Luego de décadas, los argentinos comenzamos a internalizar la idea de que el Estado es una organización cuyo objetivo es ordenar a la sociedad y cuyo objetivo supremo es el de resolver las demandas de los ciudadanos.
Hay sin embargo, en ese crecimiento en nuestra comprensión, algunas lagunas ideológicas y aún un marcado sesgo oligárquico en cuanto al acceso a los cargos estaduales en donde colisionan, cada día más intensamente, quienes están al servicio del público y quienes actúan frente a la sociedad como si estuvieran del otro lado del mostrador.
Un ejemplo claro es el que se da en torno a la toma de tierras en El Marquesado —tema que desarrollamos en extenso en el artículo central de esta edición—, ya que expone cabalmente de qué se trata, en lo cotidiano y de manera práctica, esta colisión de intereses.

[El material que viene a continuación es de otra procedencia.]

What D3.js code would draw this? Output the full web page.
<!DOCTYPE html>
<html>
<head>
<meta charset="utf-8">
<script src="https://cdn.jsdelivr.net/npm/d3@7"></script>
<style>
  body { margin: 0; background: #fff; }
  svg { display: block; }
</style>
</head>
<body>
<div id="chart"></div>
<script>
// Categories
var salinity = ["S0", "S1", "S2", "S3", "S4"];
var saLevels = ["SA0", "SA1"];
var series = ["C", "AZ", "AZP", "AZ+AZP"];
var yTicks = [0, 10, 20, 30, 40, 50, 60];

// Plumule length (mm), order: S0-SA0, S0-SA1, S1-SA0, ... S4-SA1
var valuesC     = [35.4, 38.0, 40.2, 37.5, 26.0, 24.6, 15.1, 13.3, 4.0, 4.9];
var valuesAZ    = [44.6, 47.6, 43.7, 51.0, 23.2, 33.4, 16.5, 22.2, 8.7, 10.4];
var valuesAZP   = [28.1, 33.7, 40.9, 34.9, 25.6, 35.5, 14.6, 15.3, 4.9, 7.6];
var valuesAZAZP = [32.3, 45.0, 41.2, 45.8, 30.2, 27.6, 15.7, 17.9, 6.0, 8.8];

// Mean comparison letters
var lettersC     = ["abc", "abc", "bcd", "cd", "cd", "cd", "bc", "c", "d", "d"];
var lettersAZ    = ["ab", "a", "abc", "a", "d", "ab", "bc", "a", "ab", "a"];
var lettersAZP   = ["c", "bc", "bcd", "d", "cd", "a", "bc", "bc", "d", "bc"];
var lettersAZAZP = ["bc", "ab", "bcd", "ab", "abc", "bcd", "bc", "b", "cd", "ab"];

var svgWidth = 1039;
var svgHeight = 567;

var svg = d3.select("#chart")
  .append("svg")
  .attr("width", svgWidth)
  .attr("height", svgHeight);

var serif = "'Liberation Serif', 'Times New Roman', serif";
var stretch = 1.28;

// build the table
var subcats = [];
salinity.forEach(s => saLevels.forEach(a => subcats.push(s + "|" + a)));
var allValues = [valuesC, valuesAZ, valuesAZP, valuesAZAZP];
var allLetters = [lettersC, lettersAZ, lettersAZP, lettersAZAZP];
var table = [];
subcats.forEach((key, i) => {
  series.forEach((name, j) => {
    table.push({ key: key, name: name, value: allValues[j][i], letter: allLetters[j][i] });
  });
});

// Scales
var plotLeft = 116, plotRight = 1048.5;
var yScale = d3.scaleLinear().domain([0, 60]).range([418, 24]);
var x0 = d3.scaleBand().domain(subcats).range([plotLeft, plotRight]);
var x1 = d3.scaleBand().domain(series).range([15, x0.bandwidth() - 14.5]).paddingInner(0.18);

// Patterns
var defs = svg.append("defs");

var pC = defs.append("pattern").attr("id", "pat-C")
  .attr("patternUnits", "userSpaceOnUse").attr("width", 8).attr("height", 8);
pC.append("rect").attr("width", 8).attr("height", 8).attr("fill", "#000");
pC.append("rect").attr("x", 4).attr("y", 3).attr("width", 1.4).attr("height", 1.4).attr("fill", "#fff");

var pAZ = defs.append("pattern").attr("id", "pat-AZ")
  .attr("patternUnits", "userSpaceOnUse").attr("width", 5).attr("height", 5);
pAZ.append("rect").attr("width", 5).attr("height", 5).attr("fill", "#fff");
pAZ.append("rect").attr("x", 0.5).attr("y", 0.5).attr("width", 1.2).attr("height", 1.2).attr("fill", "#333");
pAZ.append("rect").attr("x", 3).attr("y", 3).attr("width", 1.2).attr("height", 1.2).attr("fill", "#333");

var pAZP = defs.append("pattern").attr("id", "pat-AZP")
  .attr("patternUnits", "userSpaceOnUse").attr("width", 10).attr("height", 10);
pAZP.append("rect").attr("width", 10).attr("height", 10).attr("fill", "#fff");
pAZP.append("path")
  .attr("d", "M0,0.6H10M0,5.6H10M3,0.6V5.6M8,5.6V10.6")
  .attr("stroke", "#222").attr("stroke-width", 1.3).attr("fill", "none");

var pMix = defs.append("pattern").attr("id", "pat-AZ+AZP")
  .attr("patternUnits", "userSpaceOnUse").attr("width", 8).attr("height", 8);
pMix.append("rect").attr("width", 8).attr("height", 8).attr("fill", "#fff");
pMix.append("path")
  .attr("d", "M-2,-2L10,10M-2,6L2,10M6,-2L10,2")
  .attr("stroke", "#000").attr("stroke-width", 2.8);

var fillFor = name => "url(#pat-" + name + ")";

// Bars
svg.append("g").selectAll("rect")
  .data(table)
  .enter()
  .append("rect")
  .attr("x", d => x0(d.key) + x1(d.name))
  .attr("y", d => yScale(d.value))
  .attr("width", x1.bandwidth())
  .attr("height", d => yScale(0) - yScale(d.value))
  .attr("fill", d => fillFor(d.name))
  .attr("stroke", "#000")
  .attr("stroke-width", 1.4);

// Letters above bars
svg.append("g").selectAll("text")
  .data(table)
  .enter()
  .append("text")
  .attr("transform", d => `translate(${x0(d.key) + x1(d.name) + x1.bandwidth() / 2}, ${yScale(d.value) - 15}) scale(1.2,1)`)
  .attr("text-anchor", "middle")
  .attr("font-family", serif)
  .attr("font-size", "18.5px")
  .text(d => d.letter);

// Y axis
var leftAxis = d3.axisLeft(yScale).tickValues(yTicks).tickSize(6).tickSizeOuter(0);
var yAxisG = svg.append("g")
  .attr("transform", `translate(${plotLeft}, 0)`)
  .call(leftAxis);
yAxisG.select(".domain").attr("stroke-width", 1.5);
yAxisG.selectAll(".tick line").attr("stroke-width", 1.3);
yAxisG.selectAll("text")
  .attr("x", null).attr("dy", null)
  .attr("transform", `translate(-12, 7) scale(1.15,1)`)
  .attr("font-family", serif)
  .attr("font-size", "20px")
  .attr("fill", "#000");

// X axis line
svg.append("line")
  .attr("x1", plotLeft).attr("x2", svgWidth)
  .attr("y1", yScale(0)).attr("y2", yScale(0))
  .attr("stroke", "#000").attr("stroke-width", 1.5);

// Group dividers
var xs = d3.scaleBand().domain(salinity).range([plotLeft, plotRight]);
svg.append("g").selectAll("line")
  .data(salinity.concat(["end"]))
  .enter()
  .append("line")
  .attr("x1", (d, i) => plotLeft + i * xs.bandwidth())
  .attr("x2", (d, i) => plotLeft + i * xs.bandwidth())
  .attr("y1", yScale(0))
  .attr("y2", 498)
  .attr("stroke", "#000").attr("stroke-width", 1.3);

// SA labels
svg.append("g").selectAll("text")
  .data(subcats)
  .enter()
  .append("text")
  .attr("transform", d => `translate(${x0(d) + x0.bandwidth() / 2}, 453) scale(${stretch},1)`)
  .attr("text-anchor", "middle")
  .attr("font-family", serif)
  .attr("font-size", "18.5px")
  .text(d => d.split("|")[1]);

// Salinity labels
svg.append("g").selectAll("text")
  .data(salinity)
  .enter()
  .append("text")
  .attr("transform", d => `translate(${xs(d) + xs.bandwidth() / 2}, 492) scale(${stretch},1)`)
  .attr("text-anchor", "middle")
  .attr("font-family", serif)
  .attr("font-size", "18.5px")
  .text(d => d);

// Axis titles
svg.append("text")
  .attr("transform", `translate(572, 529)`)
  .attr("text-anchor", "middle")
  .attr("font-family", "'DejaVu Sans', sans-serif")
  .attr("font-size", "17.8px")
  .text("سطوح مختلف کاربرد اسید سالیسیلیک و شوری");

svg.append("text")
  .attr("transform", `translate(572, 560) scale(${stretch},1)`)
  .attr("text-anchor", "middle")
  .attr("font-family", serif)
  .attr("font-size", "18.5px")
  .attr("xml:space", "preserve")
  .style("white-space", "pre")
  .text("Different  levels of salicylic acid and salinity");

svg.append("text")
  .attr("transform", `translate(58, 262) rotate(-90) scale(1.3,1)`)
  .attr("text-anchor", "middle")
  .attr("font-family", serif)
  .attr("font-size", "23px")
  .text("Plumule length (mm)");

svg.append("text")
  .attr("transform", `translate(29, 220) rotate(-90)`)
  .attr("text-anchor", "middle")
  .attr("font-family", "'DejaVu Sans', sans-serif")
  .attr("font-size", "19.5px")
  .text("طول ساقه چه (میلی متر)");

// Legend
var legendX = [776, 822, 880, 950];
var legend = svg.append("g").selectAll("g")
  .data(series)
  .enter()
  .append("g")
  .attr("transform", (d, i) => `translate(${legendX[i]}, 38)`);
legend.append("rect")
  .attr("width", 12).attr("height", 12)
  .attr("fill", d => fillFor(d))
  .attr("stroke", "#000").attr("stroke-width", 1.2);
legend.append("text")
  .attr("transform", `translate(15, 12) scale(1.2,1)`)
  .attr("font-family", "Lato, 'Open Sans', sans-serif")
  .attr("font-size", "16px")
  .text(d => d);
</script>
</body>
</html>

Los actores de la toma no son, en ningún caso, personas que alguna vez hayan tomado un riesgo ya sea creando una empresa —sin importar el tamaño— o creando empleo —sin importar para cuánta gente—. No han tenido que lidiar nunca, por lo tanto, ni con una nómina, ni con el 931, o aceptado el riesgo implícito de enfrentar algún —casi siempre, ruinoso— juicio laboral.
Marcos Leonel Santucho —el presidente de la ONG a la cual la ABBE le entregó las 140 hectáreas en conflicto— no parece muy cumplidor: su calificación como deudor es de CINCO, es decir, se lo considera un deudor irrecuperable. Y no le va mucho mejor a uno de los aupadores de este proyecto, al arquitecto Fernando Cacopardo, de fluida relación con el rector de la UNMdP, con quien —en un café del centro de Mar del Plata— se los vio trazando una hoja de ruta.

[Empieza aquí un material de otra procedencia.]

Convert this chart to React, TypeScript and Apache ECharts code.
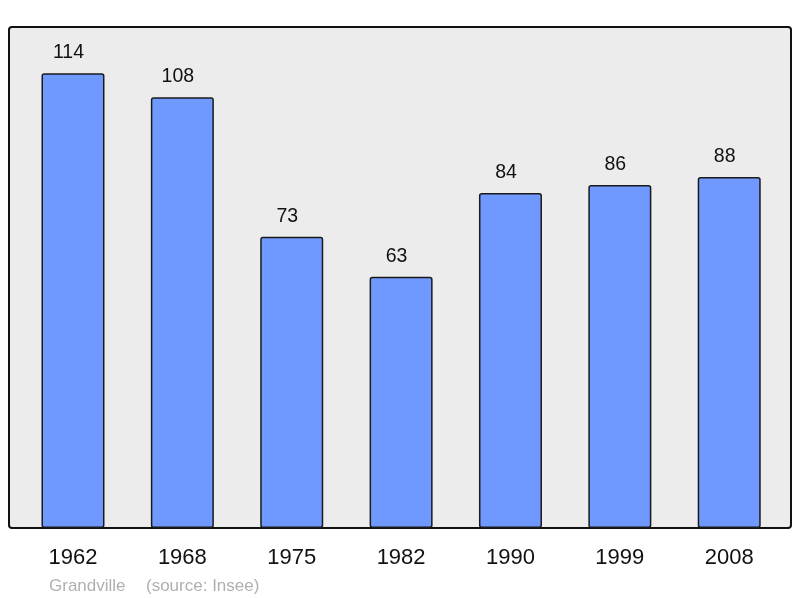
import React, { useEffect, useRef } from "react";
import * as echarts from "echarts";

const years = ["1962", "1968", "1975", "1982", "1990", "1999", "2008"];
const population = [114, 108, 73, 63, 84, 86, 88];
const placeName = "Grandville";
const sourceText = "(source: Insee)";

export default function App() {
  const ref = useRef<HTMLDivElement>(null);
  useEffect(() => {
    if (!ref.current) return;
    const chart = echarts.init(ref.current, null, { renderer: "svg" });
    chart.setOption({
      animation: false,
      textStyle: { fontFamily: "Liberation Sans, Arial, sans-serif" },
      graphic: [
        {
          type: "rect",
          z: -10,
          shape: { x: 9, y: 27, width: 782, height: 501, r: 3 },
          style: { fill: "#ececec", stroke: "#111", lineWidth: 2 },
        },
        {
          type: "text",
          x: 49,
          y: 585,
          style: { text: placeName, fill: "#b0b0b0", fontSize: 17, fontFamily: "Liberation Sans", textVerticalAlign: "middle" },
        },
        {
          type: "text",
          x: 146,
          y: 585,
          style: { text: sourceText, fill: "#b0b0b0", fontSize: 17, fontFamily: "Liberation Sans", textVerticalAlign: "middle" },
        },
      ],
      grid: { left: 18.3, width: 765.6, top: 27, bottom: 70, containLabel: false },
      xAxis: {
        type: "category",
        data: years,
        axisLine: { show: false },
        axisTick: { show: false },
        axisLabel: { fontSize: 22, color: "#111", margin: 17, fontFamily: "Liberation Sans" },
      },
      yAxis: {
        type: "value",
        min: 0,
        max: 125.6,
        show: false,
        splitLine: { show: false },
      },
      series: [
        {
          type: "bar",
          data: population,
          barWidth: 63,
          itemStyle: { color: "#7099ff", borderColor: "#1a1a1a", borderWidth: 1.5, borderRadius: 2 },
          label: { show: true, position: "top", distance: 12, offset: [-4.5, 0], fontSize: 19.5, color: "#111", fontFamily: "Liberation Sans" },
        },
      ],
    });
    return () => chart.dispose();
  }, []);
  return <div ref={ref} style={{ position: "fixed", left: 0, top: 0, width: 800, height: 598 }} />;
}
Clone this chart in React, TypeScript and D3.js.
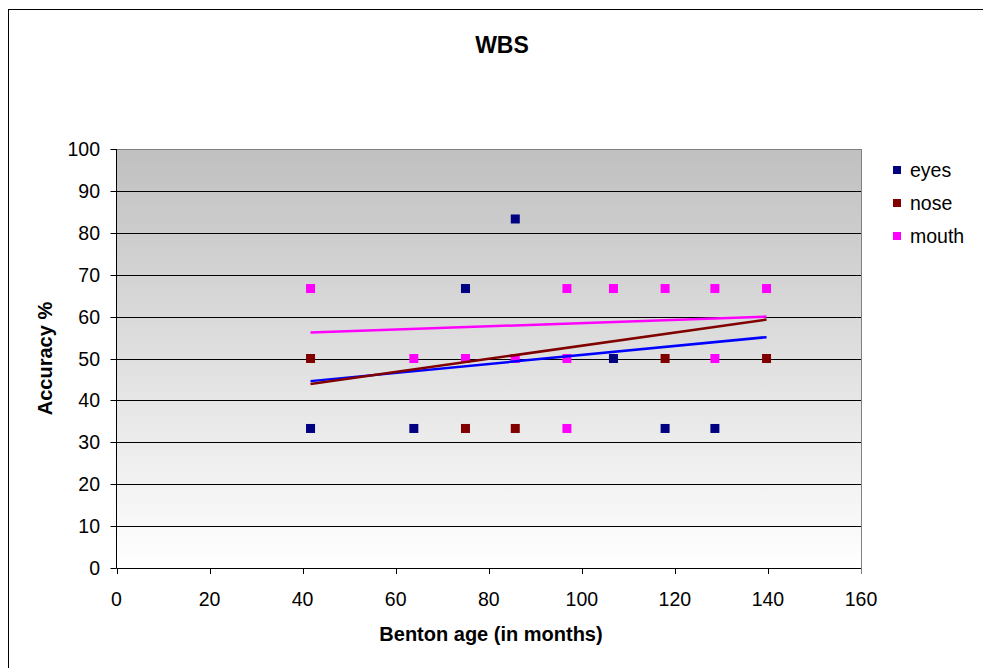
import React from "react";
import * as d3 from "d3";

const seriesNames = ["eyes", "nose", "mouth"];
const markerColors = ["#000080", "#800000", "#FF00FF"];
const trendColors = ["#0000FF", "#800000", "#FF00FF"];

const eyesX = [41.7, 63.9, 75, 85.7, 106.8, 117.9, 128.6];
const eyesY = [33.3, 33.3, 66.7, 83.3, 50, 33.3, 33.3];
const noseX = [41.7, 75, 85.7, 117.9, 139.7];
const noseY = [50, 33.3, 33.3, 50, 50];
const mouthX = [41.7, 63.9, 75, 85.7, 96.8, 96.8, 96.8, 106.8, 117.9, 128.6, 128.6, 139.7];
const mouthY = [66.7, 50, 50, 50, 66.7, 50, 33.3, 66.7, 66.7, 66.7, 50, 66.7];

// linear trend lines: value at start / end of x range
const trendX = [41.7, 139.7];
const eyesTrend = [44.6, 55.1];
const noseTrend = [43.9, 59.3];
const mouthTrend = [56.2, 60.0];

const xTicks = [0, 20, 40, 60, 80, 100, 120, 140, 160];
const yTicks = [0, 10, 20, 30, 40, 50, 60, 70, 80, 90, 100];

export default function App() {
  const W = 983, H = 668;
  const left = 116.5, right = 861, top = 149, bottom = 568;
  const x = d3.scaleLinear().domain([0, 160]).range([left, right]);
  const y = d3.scaleLinear().domain([0, 100]).range([bottom, top]);
  const font = "Arial, 'Liberation Sans', sans-serif";

  const pts = [
    eyesX.map((v, i) => [v, eyesY[i]]),
    noseX.map((v, i) => [v, noseY[i]]),
    mouthX.map((v, i) => [v, mouthY[i]]),
  ];
  const trends = [eyesTrend, noseTrend, mouthTrend];
  const line = d3.line<[number, number]>().x(d => x(d[0])).y(d => y(d[1]));
  const ms = 9;
  const fs = 19.5;

  return (
    <svg width={W} height={H} style={{ position: "absolute", left: 0, top: 0, display: "block" }} fontFamily={font}>
      <defs>
        <linearGradient id="bg" x1="0" y1="0" x2="0" y2="1">
          <stop offset="0%" stopColor="#c0c0c0" />
          <stop offset="100%" stopColor="#ffffff" />
        </linearGradient>
      </defs>
      <rect x={0} y={0} width={W} height={H} fill="#fff" />
      <line x1={8.5} x2={8.5} y1={9} y2={H} stroke="#000" strokeWidth={1} />
      <line x1={8} x2={W} y1={9.5} y2={9.5} stroke="#000" strokeWidth={1} />
      <text x={502} y={53} textAnchor="middle" fontSize={23} fontWeight="bold">WBS</text>
      <rect x={left} y={top} width={right - left} height={bottom - top} fill="url(#bg)" />
      {yTicks.filter(t => t > 0).map(t => (
        <line key={t} x1={left} x2={right} y1={Math.round(y(t)) + 0.5} y2={Math.round(y(t)) + 0.5}
          stroke={t === 100 ? "#808080" : "#000"} strokeWidth={1} />
      ))}
      <line x1={right + 0.5} x2={right + 0.5} y1={top} y2={bottom} stroke="#808080" strokeWidth={1} />
      <line x1={left} x2={left} y1={top} y2={bottom} stroke="#000" strokeWidth={1} />
      <line x1={left} x2={right} y1={bottom + 0.5} y2={bottom + 0.5} stroke="#000" strokeWidth={1} />
      {yTicks.map(t => (
        <g key={t}>
          <line x1={left - 6} x2={left} y1={Math.round(y(t)) + 0.5} y2={Math.round(y(t)) + 0.5} stroke="#000" />
          <text x={100} y={y(t) + 7} textAnchor="end" fontSize={fs}>{t}</text>
        </g>
      ))}
      {xTicks.map(t => (
        <g key={t}>
          <line x1={Math.round(x(t)) + 0.5} x2={Math.round(x(t)) + 0.5} y1={bottom} y2={bottom + 6} stroke={t === 160 ? "#808080" : "#000"} />
          <text x={x(t)} y={606} textAnchor="middle" fontSize={fs}>{t}</text>
        </g>
      ))}
      <text x={491} y={641} textAnchor="middle" fontSize={20} fontWeight="bold">Benton age (in months)</text>
      <text transform={`translate(52,${(top + bottom) / 2}) rotate(-90)`} textAnchor="middle" fontSize={20} fontWeight="bold">Accuracy %</text>
      {pts.map((s, si) => s.map((p, i) => (
        <rect key={si + "-" + i} x={x(p[0]) - ms / 2} y={y(p[1]) - ms / 2} width={ms} height={ms} fill={markerColors[si]} />
      )))}
      {trends.map((t, si) => (
        <path key={si} d={line([[trendX[0], t[0]], [trendX[1], t[1]]]) || ""} stroke={trendColors[si]} strokeWidth={2.5} fill="none" />
      ))}
      {seriesNames.map((n, i) => (
        <g key={n}>
          <rect x={893} y={166 + i * 33} width={8} height={8} fill={markerColors[i]} />
          <text x={910} y={177 + i * 33} fontSize={fs}>{n}</text>
        </g>
      ))}
    </svg>
  );
}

En el café de marras, Cacopardo le aseguraba a su interlocutor que los dichos del «locutor Jacobo», que veían un propósito espurio en la toma como sería pedir dinero para retirarse del lugar haciendo caja, no eran para nada ciertos. Como periodista —locutor es una profesión que no desempeño— he señalado que es ya notorio y sabido que en las 140 hectáreas cedidas por la ABBE es imposible desarrollar un esquema productivo agrícola, sea este ecológico o no. Y, tal como lo señaló el propio Juan Grabois en un encuentro de grupos piqueteros, ellos —las organizaciones— «cuando hacen quilombo, es por la guita». Y si no es por dinero, ¿por qué lo harían? Por los pobres, seguro que no.
El arquitecto Fernando Cacopardo es un creador serial de proyectos destinados a la nada misma. Dice él mismo, es su currículum: «Maestría en Historia. Arquitecto, categoría: Inv. Independiente, disciplina científica, hábitat y diseño. Desarrollo tecnológico y social proyectos complejos […] Disciplina desagregada: Arquitectura-Tecnología de los materiales. Hábitat popular y tecnologías sociales». Rimbombantemente, se autopercibe como un «Aportante al campo de la urbanización popular: tecnologías de gestión en desarrollos colaborativos de hábitat y vivienda».
No ha colocado un solo ladrillo en treinta años de democracia. Eso sí: vive fantástico —siempre a cuenta de los contribuyentes— en el cómodo universo de la investigación con fines populares.
Hay dos universos: el de los que creen en el trabajo, y los que buscan atajos para vivir del erario público sin dar nada a cambio. No es sólo la tierra, es un modelo de cómo comprender la sociedad.